Karena belum ada listrik, kami gunakan setrika arang. Sumber panasnya bisa arang kayu atau batok kelapa. Suhunya tentu saja suka-suka si arang. Kadang panassss sekali, kadang hanya suam-suam kuku. Karena itu tak heran kala itu beberapa baju harus direlakan bolong-bolong gosong. Sering pula karena ceroboh, potongan kecil bara keluar sehingga terciptalah lubang mungil di kain. Weladalahh
Perjuangan menyalakan sumber panas tidak mudah. Dengan menggunakan sedikit minyak tanah, batok kelapa kering pun saya kipas-kipas agar menjadi arang.
Setelah menyala sempurna, satu persatu bara diletakan di dalam setrika jago. Sayapun siap beraksi.
Bagaimana saya mengakali agar suhu setrika aman? Jika panas berlebih, saya letakan setrika di atas lembaran daun pisang yang dilipat tebal. Bunyi desisnya..nyesss..saya suka. Suhupun akan menurun beberapa derajat seketika.
Tapi begitu baju selesai disetrika..beuhhhh baju saya akan beraroma daun pisang gosong. Berasa saya itu seperti bungkusan nasi bakar atau lemper bakar.

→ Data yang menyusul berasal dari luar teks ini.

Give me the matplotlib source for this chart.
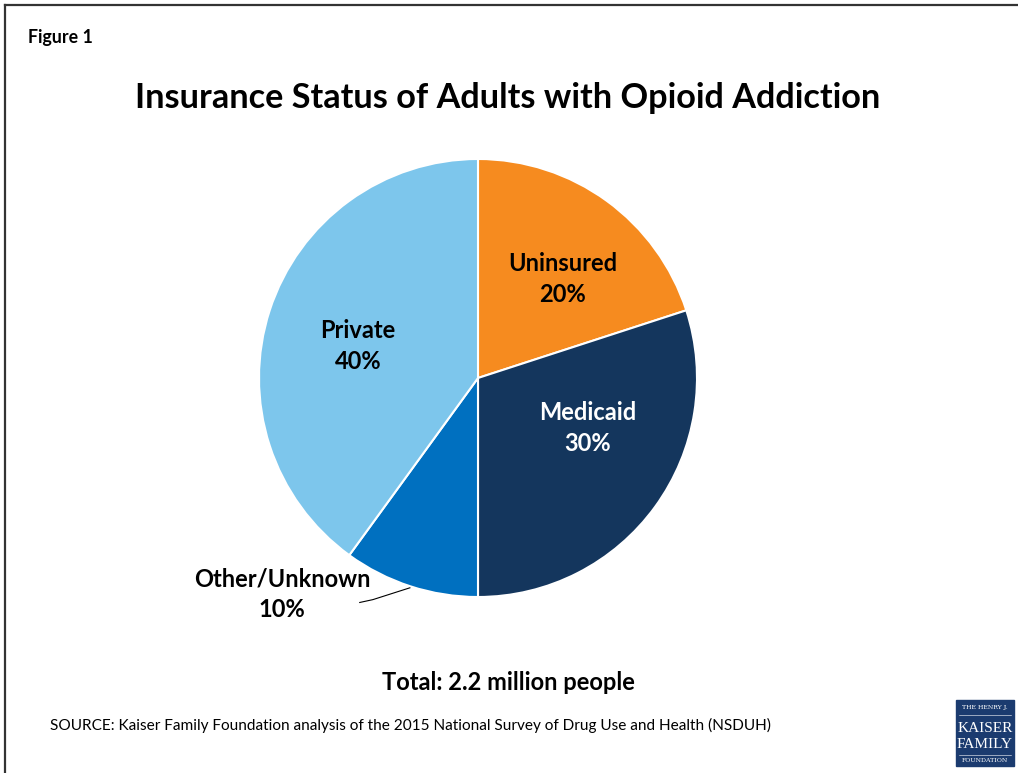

Hahaha
Setrika melelahkan ini saya lakukan SD hingga SMA kelas 2.
Begitu listrik masuk desa, kami tak langsung mampu membeli setrika listrik. Kadang meminjam tetangga seminggu sekali.
Dan.....setrika arang ayam jago pun menikmati masa pensiun dengan tenang.
Dan.....setrika arang ayam jago pun menikmati masa pensiun dengan tenang.